Bartley documents the repeated condemnations of the Nazi euthanasia programmes and antisemitism by the German bishops. Blessed Clemens Von Galen was the Bishop of Munster who led Catholic protests against the Nazi euthanasia programmes and who courageously condemned Gestapo lawlessness, the Nazi persecution of the Church and the Nazi worship of race. Cardinal Michael Von Faulhaber, the Archbishop of Munich, was jeeringly referred to as “the Jewish Cardinal” by the Nazis because of his consistent condemnation of antisemitism. When the Nazis claimed that the pre-Christian German tribes were of a superior race, Faulhaber responed: “It is an historic fact that this swarm of tribes were first wielded together into stable unity as one nation in consequence of their conversion to Christianity ... the greatest perversion would be a relapse into the paganism of ancient Germany.” Mention is also made of Sophie Schall, a Lutheran anti-Nazi political activist who was executed by the Nazis at the age of twenty-one.
Of the Croatian Cardinal Aloysius Stepinac’s condemnation of the Ustashe regime, Bartley writes: “Official German reports testify to Stepinac’s intercession on behalf of both Serbs and Jews, which by May 1943 he had made on thirty-four occasions.”
Rescue operations
In Rome, Archbishop Montini “directed the Vatican rescue operations from inside the Vatican, with the roving assistance of an indefatigable Irishman, Monsignor O’Flaherty.” All the safe places in Rome were known to O’Flaherty and “he and his associates have been credited with saving more than six thousand Jews and political refugees from the clutches of the Gestapo.” The Pontifical Relief Commission distributed food and clothing to displaced and hungry people, saving countless lives. It was created by Pope Pius XII.
In France, it was the underground papers written by French Jesuits that exposed Nazi racism. The pope knew of this and approved. The majority of France’s Jews that survived the war had received direct help from Catholics.

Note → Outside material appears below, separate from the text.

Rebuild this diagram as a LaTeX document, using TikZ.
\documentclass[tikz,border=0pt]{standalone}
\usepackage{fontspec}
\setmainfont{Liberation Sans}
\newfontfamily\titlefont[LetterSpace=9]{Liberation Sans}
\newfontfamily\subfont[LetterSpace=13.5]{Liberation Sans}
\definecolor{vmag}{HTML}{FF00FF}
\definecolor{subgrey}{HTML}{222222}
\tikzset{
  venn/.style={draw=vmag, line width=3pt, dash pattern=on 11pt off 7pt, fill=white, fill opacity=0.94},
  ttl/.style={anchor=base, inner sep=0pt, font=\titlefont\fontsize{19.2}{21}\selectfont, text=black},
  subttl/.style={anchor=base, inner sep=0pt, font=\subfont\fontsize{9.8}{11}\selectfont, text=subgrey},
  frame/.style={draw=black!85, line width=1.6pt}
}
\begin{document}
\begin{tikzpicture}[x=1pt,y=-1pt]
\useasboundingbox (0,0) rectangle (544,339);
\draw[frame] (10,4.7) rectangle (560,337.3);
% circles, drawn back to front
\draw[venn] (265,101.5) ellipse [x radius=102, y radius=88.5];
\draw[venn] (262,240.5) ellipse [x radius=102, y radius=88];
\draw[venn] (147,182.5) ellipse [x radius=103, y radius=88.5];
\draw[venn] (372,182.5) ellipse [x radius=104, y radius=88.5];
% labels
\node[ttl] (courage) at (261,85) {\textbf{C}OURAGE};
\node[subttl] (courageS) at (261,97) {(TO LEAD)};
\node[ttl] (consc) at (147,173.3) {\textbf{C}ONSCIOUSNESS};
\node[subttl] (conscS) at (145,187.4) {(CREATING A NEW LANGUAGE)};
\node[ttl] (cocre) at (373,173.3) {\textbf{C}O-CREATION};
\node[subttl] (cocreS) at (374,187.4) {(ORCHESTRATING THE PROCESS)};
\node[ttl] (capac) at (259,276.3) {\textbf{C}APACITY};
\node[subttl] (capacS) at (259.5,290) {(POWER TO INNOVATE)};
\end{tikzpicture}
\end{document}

Papal nuncios in Slovakia, Hungary and elsewhere condemned the Nazi arrest of the Jews and they got their orders from the pope. The future St John XXIII saved the lives of thousands of Jews by issuing them with baptismal certificates while he was apostolic delegate to Turkey and Greece.
Nazi retaliation
Bartley documents the Nazi response to the statement condemning Nazism by the Dutch bishops read out in all the churches of the nation on July 1942. The Nazis retaliated by arresting all Jews who were baptized Catholics. They were deported east from Westerbork transit camp to Auschwitz. Among them was Edith Stein who like the others deported died in Auschwitz. How much greater would the Nazi retaliation been had such a direct condemnation come from the pope?
Some of the Christian heroes appear more heroic than Christian: Oskar Schindler was a German Catholic businessman of “somewhat shady business dealings” whose Cracow factory became an asylum for Jews. As the war drew to a close, he effected the removal of more than a thousand Jews, the so-called ‘Schindler’s List’, to Moravia and safety.

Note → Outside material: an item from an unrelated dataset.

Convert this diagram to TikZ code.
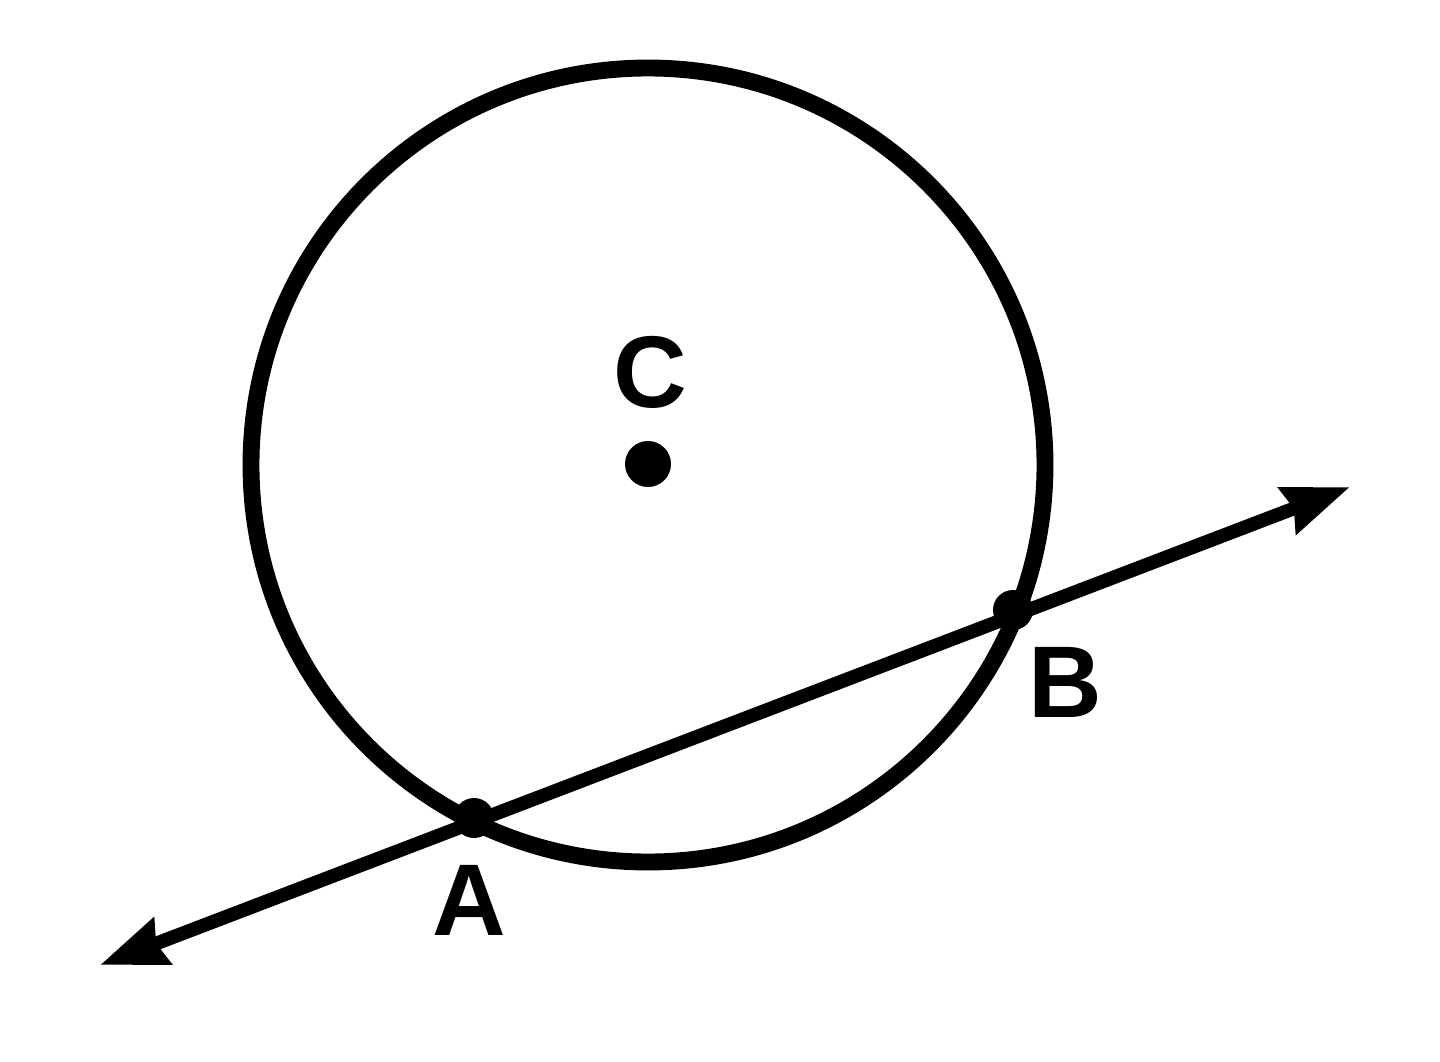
\documentclass[tikz,border=0pt]{standalone}
\usepackage{fontspec}
\setmainfont{Liberation Sans}
\usetikzlibrary{arrows.meta}
\begin{document}
\begin{tikzpicture}[x=1cm,y=1cm,
  lbl/.style={inner sep=0pt, font=\fontsize{29}{34}\selectfont\bfseries},
  pt/.style={circle, fill=black, inner sep=0pt, minimum size=#1},
  circ/.style={line width=4.8pt},
  secant/.style={line width=3.9pt, {Stealth[length=0.66cm,width=0.48cm,inset=0.06cm]}-{Stealth[length=0.66cm,width=0.48cm,inset=0.06cm]}}]
\useasboundingbox (0,0) rectangle (14.4,10.61);
\coordinate (Cc) at (6.48,5.96);
\draw[circ] (Cc) circle (3.97);
\node[pt=0.46cm] (C) at (6.48,5.97) {};
\coordinate (L) at (1.00,0.96);
\coordinate (R) at (13.50,5.74);
\draw[secant] (L) -- (R);
\node[pt=0.4cm] (A) at (4.74,2.43) {};
\node[pt=0.4cm] (B) at (10.13,4.51) {};
\node[lbl] (lC) at (6.50,6.89) {C};
\node[lbl] (lA) at (4.69,1.61) {A};
\node[lbl] (lB) at (10.65,3.79) {B};
\end{tikzpicture}
\end{document}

The Swedish diplomat Raoul Wallenberg, also mentioned by Bartley, saved tens of thousands of Jews in Nazi occupied Hungary from the Holocaust by sheltering them in buildings designated as Swedish territory and by issuing them with protective passports.
Hitler’s Pope?
Even those who condemn Pope Pius XII for his alleged silence over Nazi atrocities increasingly accept that he was not “Hitler’s Pope.” But did he keep silent? Bartley has amassed a wealth of evidence to demonstrate that the pope did not keep silent. He spoke out against Nazi atrocities on many occasions and most notably in his Christmas message of 1942. Even though the Nazis were not mentioned by name, they certainly knew that the attack was aimed at them and they reacted with fury.
What, then, of the Reich Concordat of 1933? Bartley writes that although Cardinal Pacelli had few illusions about Hitler, he hoped that at least some of the provisions of the concordat would be honoured. He was proved right: pulpit denunciations of Nazism went generally unpunished and churches were allowed to remain open throughout Hitler’s rule. A prudential decision had been made on behalf of the German Catholics. However, they did not regard the concordat as in any way approving of Nazism: resistance to Hitler was at its highest in the Catholic parts of Germany.

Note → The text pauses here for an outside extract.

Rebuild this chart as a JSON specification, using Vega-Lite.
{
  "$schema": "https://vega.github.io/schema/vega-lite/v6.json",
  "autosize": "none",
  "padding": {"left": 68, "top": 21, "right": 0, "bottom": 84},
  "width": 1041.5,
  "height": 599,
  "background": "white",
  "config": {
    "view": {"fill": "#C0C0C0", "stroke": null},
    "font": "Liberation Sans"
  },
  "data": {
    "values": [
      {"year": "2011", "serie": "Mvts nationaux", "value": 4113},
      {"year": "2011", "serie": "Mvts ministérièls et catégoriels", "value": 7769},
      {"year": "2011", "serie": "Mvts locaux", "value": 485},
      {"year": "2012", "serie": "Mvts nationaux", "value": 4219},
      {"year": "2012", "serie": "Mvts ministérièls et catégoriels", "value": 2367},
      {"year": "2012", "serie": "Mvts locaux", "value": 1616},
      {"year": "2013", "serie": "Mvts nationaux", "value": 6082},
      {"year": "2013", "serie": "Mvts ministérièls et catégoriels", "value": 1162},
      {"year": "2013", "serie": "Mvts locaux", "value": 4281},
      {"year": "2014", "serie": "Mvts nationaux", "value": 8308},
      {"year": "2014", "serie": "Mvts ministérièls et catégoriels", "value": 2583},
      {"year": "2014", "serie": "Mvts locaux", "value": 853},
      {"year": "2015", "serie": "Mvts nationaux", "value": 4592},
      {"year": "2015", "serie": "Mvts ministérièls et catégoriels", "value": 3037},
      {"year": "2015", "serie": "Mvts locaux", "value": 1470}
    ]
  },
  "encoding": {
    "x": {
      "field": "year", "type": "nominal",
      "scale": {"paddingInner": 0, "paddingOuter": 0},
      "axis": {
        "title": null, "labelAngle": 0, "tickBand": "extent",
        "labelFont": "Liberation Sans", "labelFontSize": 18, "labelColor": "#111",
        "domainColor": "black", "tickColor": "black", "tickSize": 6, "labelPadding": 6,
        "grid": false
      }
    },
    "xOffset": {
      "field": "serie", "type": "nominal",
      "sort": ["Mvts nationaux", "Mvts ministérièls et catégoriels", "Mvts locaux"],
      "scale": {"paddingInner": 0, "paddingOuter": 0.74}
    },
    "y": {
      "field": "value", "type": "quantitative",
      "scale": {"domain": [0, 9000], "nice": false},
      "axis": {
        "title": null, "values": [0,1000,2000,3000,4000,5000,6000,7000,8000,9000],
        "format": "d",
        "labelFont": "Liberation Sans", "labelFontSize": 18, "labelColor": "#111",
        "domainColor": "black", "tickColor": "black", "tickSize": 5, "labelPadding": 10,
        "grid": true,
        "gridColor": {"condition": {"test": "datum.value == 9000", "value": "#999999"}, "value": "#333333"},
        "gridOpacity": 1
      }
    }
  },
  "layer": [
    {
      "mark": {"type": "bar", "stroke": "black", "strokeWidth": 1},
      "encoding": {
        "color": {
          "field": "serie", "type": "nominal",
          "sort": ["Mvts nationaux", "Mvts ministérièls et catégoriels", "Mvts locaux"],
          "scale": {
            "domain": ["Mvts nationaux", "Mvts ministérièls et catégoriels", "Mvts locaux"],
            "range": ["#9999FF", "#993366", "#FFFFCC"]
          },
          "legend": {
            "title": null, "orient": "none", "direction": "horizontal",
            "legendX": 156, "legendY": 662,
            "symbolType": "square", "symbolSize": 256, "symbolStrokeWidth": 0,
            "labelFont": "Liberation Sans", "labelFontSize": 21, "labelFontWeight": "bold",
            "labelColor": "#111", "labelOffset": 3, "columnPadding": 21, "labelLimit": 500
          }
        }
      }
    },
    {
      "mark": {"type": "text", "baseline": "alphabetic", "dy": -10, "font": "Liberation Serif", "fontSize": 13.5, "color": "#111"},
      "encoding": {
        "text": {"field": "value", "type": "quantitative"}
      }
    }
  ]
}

Bartley writes: “Pius XII made no distinction between the respective ideologies and practices of Communism and Nazism.Both were Godless, and both persecuted religion. He thought Hitler more to be feared than Stalin but that Communist Russia presented the greater long-term threat to religion ... the pope did not share Roosevelt’s sanguine opinion regarding the future of religion in Soviet Russia.” The myth of “Hitler’s Pope” is surely being laid to rest.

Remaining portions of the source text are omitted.